Use any BI platform to build my dashboards
Most BI platforms provide access to cloud platforms, but when it comes to SaaS, there are some limitations enforced by the APIs. Even if the BI platform gives access to all APIs offered by the platform, it is challenging to connect to multiple SaaS applications to create cross-functional dashboards that go across HR to financials to sales to manufacturing. API will limit direct access to data.
No Need for IT Support
Going with a SaaS provider eliminates the need for large infrastructure and upgrades to the application; all of this will be taken care of by the provider. That is a good thing, but this doesn’t mean IT is not needed. More than ever, IT is required in order to make sure the integration is done correctly without breaking any of the downstream applications, data is secure in the cloud, and the most critical data governance is addressed. The application upgrade was moved to the vendor. New integration will require IT help to understand the integration APIs of the application and build new ones that are agnostic to the application. IT will have to guarantee the delivery of the information.
Get the latest version quicker
Every application needs to be on the latest and most secure version of the software. This is accomplished by the SaaS provider like clockwork. Normally with an on-premise implementation, an upgrade to the latest version may take several months to achieve.
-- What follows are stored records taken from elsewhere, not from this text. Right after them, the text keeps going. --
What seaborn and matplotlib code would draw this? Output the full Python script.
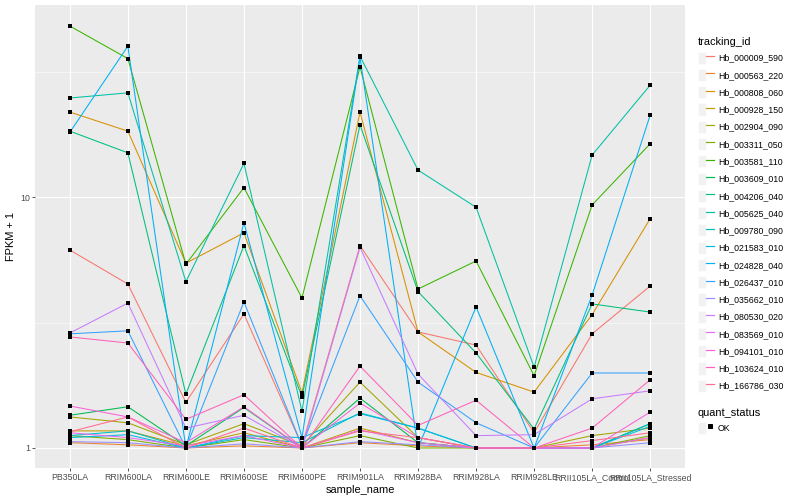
import numpy as np
import pandas as pd
import matplotlib
matplotlib.use('Agg')
import matplotlib.pyplot as plt
from matplotlib.lines import Line2D
from matplotlib.patches import Rectangle
from matplotlib.legend_handler import HandlerTuple
from matplotlib.ticker import NullFormatter
import seaborn as sns

# samples on the x axis, in plot order
samples = ['PB350LA', 'RRIM600LA', 'RRIM600LE', 'RRIM600SE', 'RRIM600PE', 'RRIM901LA',
           'RRIM928BA', 'RRIM928LA', 'RRIM928LE', 'RRII105LA_Control', 'RRII105LA_Stressed']

tracking_ids = ['Hb_000009_590', 'Hb_000563_220', 'Hb_000808_060', 'Hb_000928_150',
                'Hb_002904_090', 'Hb_003311_050', 'Hb_003581_110', 'Hb_003609_010',
                'Hb_004206_040', 'Hb_005625_040', 'Hb_009780_090', 'Hb_021583_010',
                'Hb_024828_040', 'Hb_026437_010', 'Hb_035662_010', 'Hb_080530_020',
                'Hb_083569_010', 'Hb_094101_010', 'Hb_103624_010', 'Hb_166786_030']

# ggplot hue palette for 20 levels
colors = ['#F8766D', '#EA8331', '#D89000', '#C09B00', '#A3A500', '#7CAE00', '#39B600',
          '#00BB4E', '#00BF7D', '#00C1A3', '#00BFC4', '#00BAE0', '#00B0F6', '#35A2FF',
          '#9590FF', '#C77CFF', '#E76BF3', '#FA62DB', '#FF62BC', '#FF6C91']

# FPKM + 1
hb_000009_590 = [6.15, 4.5, 1.52, 3.42, 1.02, 6.4, 2.9, 2.57, 1.15, 2.85, 4.42]
hb_000563_220 = [1.05, 1.03, 1.0, 1.02, 1.0, 1.05, 1.02, 1.0, 1.0, 1.03, 1.08]
hb_000808_060 = [21.8, 18.3, 5.45, 7.2, 1.66, 21.8, 2.9, 2.0, 1.67, 3.4, 8.2]
hb_000928_150 = [1.17, 1.17, 1.02, 1.15, 1.0, 1.2, 1.05, 1.0, 1.0, 1.0, 1.1]
hb_002904_090 = [1.33, 1.26, 1.03, 1.25, 1.02, 1.83, 1.1, 1.0, 1.0, 1.12, 1.2]
hb_003311_050 = [1.12, 1.08, 1.0, 1.08, 1.0, 1.12, 1.0, 1.0, 1.0, 1.0, 1.12]
hb_003581_110 = [48.0, 35.6, 5.4, 10.9, 3.96, 33.0, 4.3, 5.56, 1.94, 9.3, 16.3]
hb_003609_010 = [1.35, 1.46, 1.02, 1.45, 1.0, 1.58, 1.05, 1.0, 1.0, 1.0, 1.25]
hb_004206_040 = [18.3, 15.0, 1.64, 6.4, 1.6, 19.4, 4.2, 2.39, 1.19, 3.75, 3.48]
hb_005625_040 = [24.8, 26.0, 4.6, 13.6, 1.4, 36.4, 12.8, 9.1, 2.1, 14.7, 27.9]
hb_009780_090 = [1.12, 1.17, 1.0, 1.1, 1.05, 1.38, 1.2, 1.0, 1.0, 1.0, 1.25]
hb_021583_010 = [1.1, 1.13, 1.0, 1.12, 1.1, 1.37, 1.2, 1.0, 1.0, 1.0, 1.22]
hb_024828_040 = [18.1, 39.9, 1.0, 7.9, 1.1, 36.0, 1.0, 3.65, 1.0, 4.07, 21.2]
hb_026437_010 = [2.85, 2.93, 1.0, 3.82, 1.02, 4.04, 1.83, 1.26, 1.0, 1.99, 1.99]
hb_035662_010 = [1.06, 1.05, 1.0, 1.04, 1.0, 1.06, 1.03, 1.0, 1.0, 1.0, 1.05]
hb_080530_020 = [2.87, 3.78, 1.2, 1.35, 1.0, 6.3, 1.97, 1.12, 1.13, 1.57, 1.69]
hb_083569_010 = [1.15, 1.1, 1.02, 1.12, 1.0, 1.18, 1.05, 1.0, 1.0, 1.0, 1.1]
hb_094101_010 = [1.47, 1.33, 1.05, 1.46, 1.0, 1.51, 1.1, 1.0, 1.0, 1.0, 1.39]
hb_103624_010 = [2.77, 2.62, 1.3, 1.63, 1.0, 2.12, 1.23, 1.55, 1.0, 1.2, 1.87]
hb_166786_030 = [1.16, 1.33, 1.0, 1.2, 1.0, 1.17, 1.1, 1.0, 1.0, 1.07, 1.15]

series = [hb_000009_590, hb_000563_220, hb_000808_060, hb_000928_150, hb_002904_090,
          hb_003311_050, hb_003581_110, hb_003609_010, hb_004206_040, hb_005625_040,
          hb_009780_090, hb_021583_010, hb_024828_040, hb_026437_010, hb_035662_010,
          hb_080530_020, hb_083569_010, hb_094101_010, hb_103624_010, hb_166786_030]

rows = []
for tid, vals in zip(tracking_ids, series):
    for s, v in zip(samples, vals):
        rows.append({'tracking_id': tid, 'sample_name': s, 'fpkm1': v, 'quant_status': 'OK'})
df = pd.DataFrame(rows)
df['x'] = df['sample_name'].map({s: i for i, s in enumerate(samples)})

plt.rcParams['font.family'] = ['Liberation Sans', 'DejaVu Sans']

fig = plt.figure(figsize=(800 / 72, 500 / 72), dpi=72)
ax = fig.add_axes([35 / 800, 32 / 500, 650 / 800, 463 / 500])
ax.set_facecolor('#EBEBEB')
for sp in ax.spines.values():
    sp.set_visible(False)

sns.lineplot(data=df, x='x', y='fpkm1', hue='tracking_id', hue_order=tracking_ids,
             palette=colors, sort=False, estimator=None, units='tracking_id',
             lw=1.05, legend=False, ax=ax, zorder=2)
sns.scatterplot(data=df, x='x', y='fpkm1', color='black', marker='s', s=13,
                linewidth=0, legend=False, ax=ax, zorder=3)

ax.set_yscale('log')
ax.set_ylim(10 ** -0.0797, 10 ** 1.765)
ax.set_xlim(-0.6, 10.6)
ax.set_xticks(range(len(samples)))
ax.set_xticklabels(samples)
ax.set_yticks([1, 10])
ax.set_yticklabels(['1', '10'])
ax.set_yticks([10 ** 0.5, 10 ** 1.5], minor=True)
ax.yaxis.set_minor_formatter(NullFormatter())
ax.tick_params(axis='both', which='major', length=2.75, width=0.8, color='#333333',
               labelsize=8.8, labelcolor='#4D4D4D', pad=2)
ax.tick_params(axis='both', which='minor', length=0)
ax.set_axisbelow(True)
ax.grid(which='major', color='white', lw=1.1)
ax.grid(which='minor', axis='y', color='white', lw=0.55)
ax.set_xlabel('sample_name', fontsize=11, color='black', labelpad=3)
ax.set_ylabel('FPKM + 1', fontsize=11, color='black', labelpad=4)

# legends in ggplot style: grey key box with the coloured line on top
def key_box():
    return Rectangle((0, 0), 1, 1, facecolor='#F2F2F2', edgecolor='white', lw=0.6)

line_handles = [(key_box(), Line2D([0], [0], color=c, lw=1.2)) for c in colors]
leg1 = fig.legend(line_handles, tracking_ids, title='tracking_id', loc='upper left',
                  bbox_to_anchor=(694 / 800, 1 - 33 / 500), frameon=False,
                  fontsize=8.8, title_fontsize=11, handlelength=1.85, handleheight=1.75,
                  handletextpad=0.45, labelspacing=0.58, borderaxespad=0,
                  handler_map={tuple: HandlerTuple(ndivide=None, pad=0)})
leg1._legend_box.align = 'left'
pt_handle = [(key_box(), Line2D([0], [0], color='black', marker='s', ms=3.5, lw=0))]
leg2 = fig.legend(pt_handle, ['OK'], title='quant_status', loc='upper left',
                  bbox_to_anchor=(694 / 800, 1 - 404 / 500), frameon=False,
                  fontsize=8.8, title_fontsize=11, handlelength=1.85, handleheight=1.75,
                  handletextpad=0.45, borderaxespad=0,
                  handler_map={tuple: HandlerTuple(ndivide=None, pad=0)})
leg2._legend_box.align = 'left'

fig.savefig('out.png', dpi=72)
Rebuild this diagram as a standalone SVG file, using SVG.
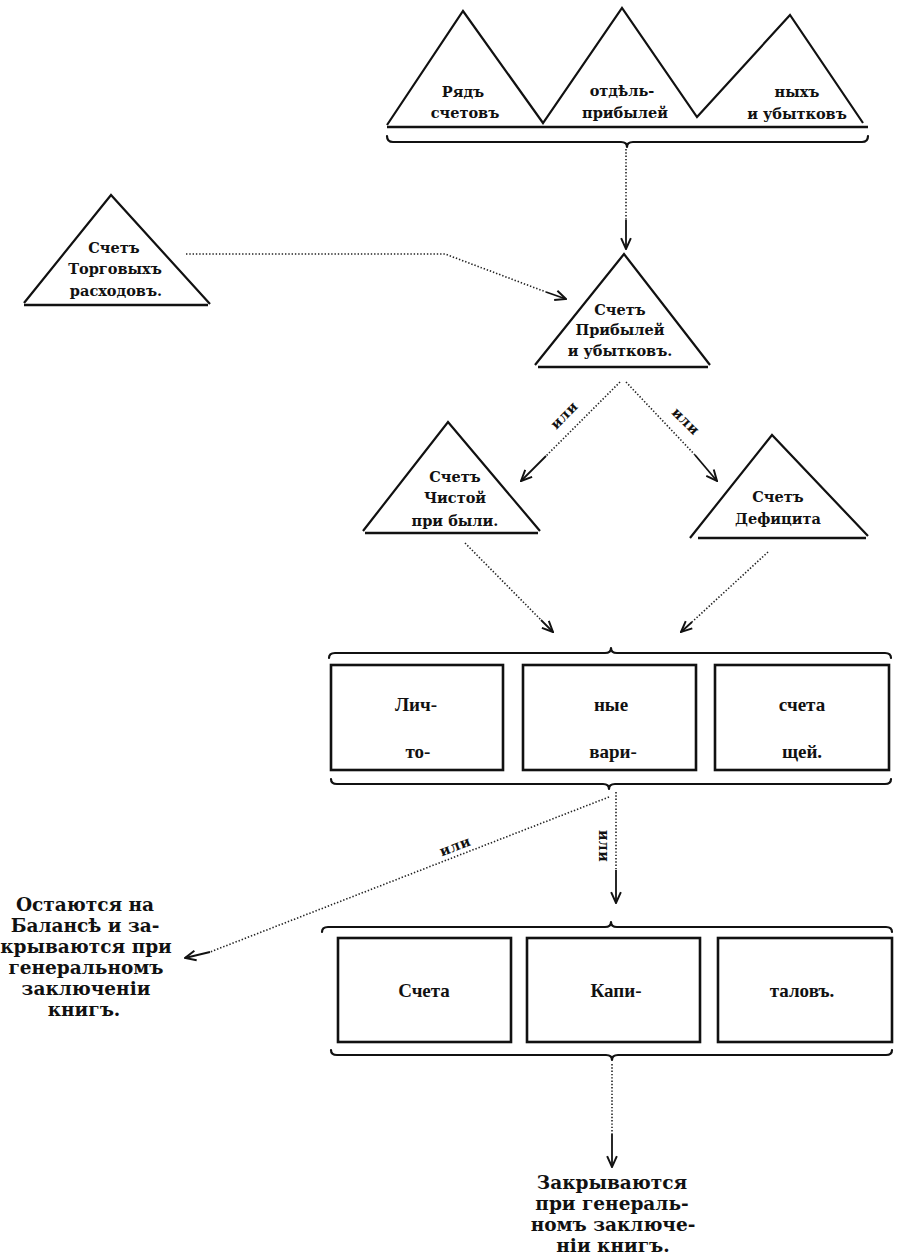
<svg xmlns="http://www.w3.org/2000/svg" width="901" height="1260" viewBox="0 0 901 1260">
<defs>
<style>
.tri{fill:none;stroke:#111;stroke-width:2.2;stroke-linejoin:miter}
.base{stroke:#111;stroke-width:2.4;fill:none}
.box{fill:none;stroke:#111;stroke-width:2.6}
.brace{fill:none;stroke:#111;stroke-width:2.2;stroke-linecap:round;stroke-linejoin:round}
.dot{fill:none;stroke:#222;stroke-width:1.6;stroke-dasharray:1.4 1.9}
.shaft{fill:none;stroke:#111;stroke-width:1.8;marker-end:url(#ah)}
.t{font-family:'DejaVu Serif','Liberation Serif',serif;font-weight:bold;font-size:14.5px;text-anchor:middle;fill:#111}
.b{font-family:'Liberation Serif',serif;font-weight:bold;font-size:19px;text-anchor:middle;fill:#111}
.n{font-family:'DejaVu Serif',serif;font-weight:bold;font-size:18.5px;text-anchor:middle;fill:#111}
.ili{font-family:'DejaVu Serif',serif;font-weight:bold;font-size:14px;text-anchor:middle;fill:#111;letter-spacing:0.5px}
</style>
<marker id="ah" viewBox="0 0 12 12" refX="11" refY="6" markerWidth="13" markerHeight="13" markerUnits="userSpaceOnUse" orient="auto">
<path d="M1,1.5 L11,6 L1,10.5" fill="none" stroke="#111" stroke-width="1.8"/>
</marker>
</defs>
<rect width="901" height="1260" fill="#fff"/>

<g id="connectors">
<path class="dot" d="M626,149 L626,220"/>
<path class="shaft" d="M626,220 L626,249"/>
<path class="dot" d="M186,254 L445,254 L546,292"/>
<path class="shaft" d="M546,292 L566,299"/>
<path class="dot" d="M620,382 L546,456"/>
<path class="shaft" d="M546,456 L521,481"/>
<path class="dot" d="M626,382 L695,455"/>
<path class="shaft" d="M695,455 L717,481"/>
<path class="dot" d="M465,543 L541,620"/>
<path class="shaft" d="M541,620 L553,632"/>
<path class="dot" d="M768,552 L692,622"/>
<path class="shaft" d="M692,622 L681,632"/>
<path class="dot" d="M616,792 L616,870"/>
<path class="shaft" d="M616,870 L616,903"/>
<path class="dot" d="M609,797 L210,952"/>
<path class="shaft" d="M210,952 L185,958"/>
<path class="dot" d="M612,1064 L612,1134"/>
<path class="shaft" d="M612,1134 L612,1167"/>
<text class="ili" transform="translate(564,415) rotate(-45)" y="5">или</text>
<text class="ili" transform="translate(686,421) rotate(45)" y="5">или</text>
<text class="ili" transform="translate(604,846) rotate(90)" y="5">или</text>
<text class="ili" transform="translate(455,846) rotate(-21.2)" y="5">или</text>
</g>

<g id="top-series">
<path class="tri" d="M387,125 L463,11 L543,123 L622,8 L697,117 L790,15 L863,123"/>
<line class="base" x1="387" y1="127" x2="868" y2="127"/>
<path class="brace" d="M387,136 Q387,142 393,142 L621,142 Q627,142 627,147 Q627,142 633,142 L862,142 Q868,142 868,136"/>
<text class="t" x="463" y="97">Рядъ</text>
<text class="t" x="465" y="118">счетовъ</text>
<text class="t" x="622" y="96">отдѣль-</text>
<text class="t" x="625" y="118">прибылей</text>
<text class="t" x="797" y="97">ныхъ</text>
<text class="t" x="797" y="119">и убытковъ</text>
</g>

<g id="trade-expenses">
<path class="tri" d="M24,303 L111,195 L210,304"/>
<line class="base" x1="24" y1="305" x2="208" y2="305"/>
<text class="t" x="114" y="253">Счетъ</text>
<text class="t" x="115" y="274">Торговыхъ</text>
<text class="t" x="116" y="296">расходовъ.</text>
</g>

<g id="profit-loss">
<path class="tri" d="M535,365 L624,254 L710,365"/>
<line class="base" x1="538" y1="367" x2="708" y2="367"/>
<text class="t" x="620" y="315">Счетъ</text>
<text class="t" x="620" y="335">Прибылей</text>
<text class="t" x="620" y="356">и убытковъ.</text>
</g>

<g id="net-profit">
<path class="tri" d="M363,531 L448,422 L540,531"/>
<line class="base" x1="365" y1="533" x2="538" y2="533"/>
<text class="t" x="455" y="482">Счетъ</text>
<text class="t" x="455" y="503">Чистой</text>
<text class="t" x="455" y="526">при были.</text>
</g>

<g id="deficit">
<path class="tri" d="M690,538 L772,435 L868,536"/>
<line class="base" x1="698" y1="538" x2="866" y2="538"/>
<text class="t" x="778" y="502">Счетъ</text>
<text class="t" x="778" y="524">Дефицита</text>
</g>

<g id="personal-accounts">
<path class="brace" d="M329,658 Q329,653 335,653 L605,653 Q611,653 611,648 Q611,653 617,653 L885,653 Q891,653 891,658"/>
<rect class="box" x="331" y="665" width="172" height="105"/>
<rect class="box" x="523" y="665" width="173" height="105"/>
<rect class="box" x="715" y="665" width="174" height="105"/>
<path class="brace" d="M331,779 Q331,784 337,784 L603,784 Q609,784 609,789 Q609,784 615,784 L885,784 Q891,784 891,779"/>
<text class="b" x="416" y="711">Лич-</text>
<text class="b" x="418" y="758">то-</text>
<text class="b" x="611" y="711">ные</text>
<text class="b" x="613" y="758">вари-</text>
<text class="b" x="802" y="711">счета</text>
<text class="b" x="802" y="758">щей.</text>
</g>

<g id="capital-accounts">
<path class="brace" d="M322,932 Q322,927 328,927 L605,927 Q611,927 611,922 Q611,927 617,927 L886,927 Q892,927 892,932"/>
<rect class="box" x="338" y="938" width="173" height="104"/>
<rect class="box" x="527" y="938" width="173" height="104"/>
<rect class="box" x="718" y="938" width="174" height="104"/>
<path class="brace" d="M331,1050 Q331,1055 337,1055 L606,1055 Q612,1055 612,1060 Q612,1055 618,1055 L886,1055 Q892,1055 892,1050"/>
<text class="b" x="424" y="997">Счета</text>
<text class="b" x="616" y="997">Капи-</text>
<text class="b" x="802" y="997">таловъ.</text>
</g>

<g id="remain-on-balance">
<text class="n" x="85" y="911">Остаются на</text>
<text class="n" x="85" y="932">Балансѣ и за-</text>
<text class="n" x="86" y="953">крываются при</text>
<text class="n" x="86" y="974">генеральномъ</text>
<text class="n" x="86" y="995">заключеніи</text>
<text class="n" x="84" y="1016">книгъ.</text>
</g>

<g id="closed-at-closing">
<text class="n" x="612" y="1189">Закрываются</text>
<text class="n" x="612" y="1210">при генераль-</text>
<text class="n" x="613" y="1231">номъ заключе-</text>
<text class="n" x="613" y="1252">ніи книгъ.</text>
</g>
</svg>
SaaS providers will do the upgrade to the latest version as soon as it is released, getting the business user the latest features in the product.
The burden of making sure the upgrade doesn’t break any of the functionality is on the business users, so a significant amount of time needs to be allocated for testing every release. The same amount of work is added to the technical team to make sure the integrations work without fail. This added time and cost is rarely considered when going to the cloud solution.
In the End
Going to a SaaS model is a good idea, but don’t make the mistake of thinking it will be blue skies going forward. Change is good and necessary, but jumping headfirst is not.
The most important thing to take care is access to the data in the application because data tells a story, and without data, it will be challenging to analyze and understand the trend or use the information to move your organization forward.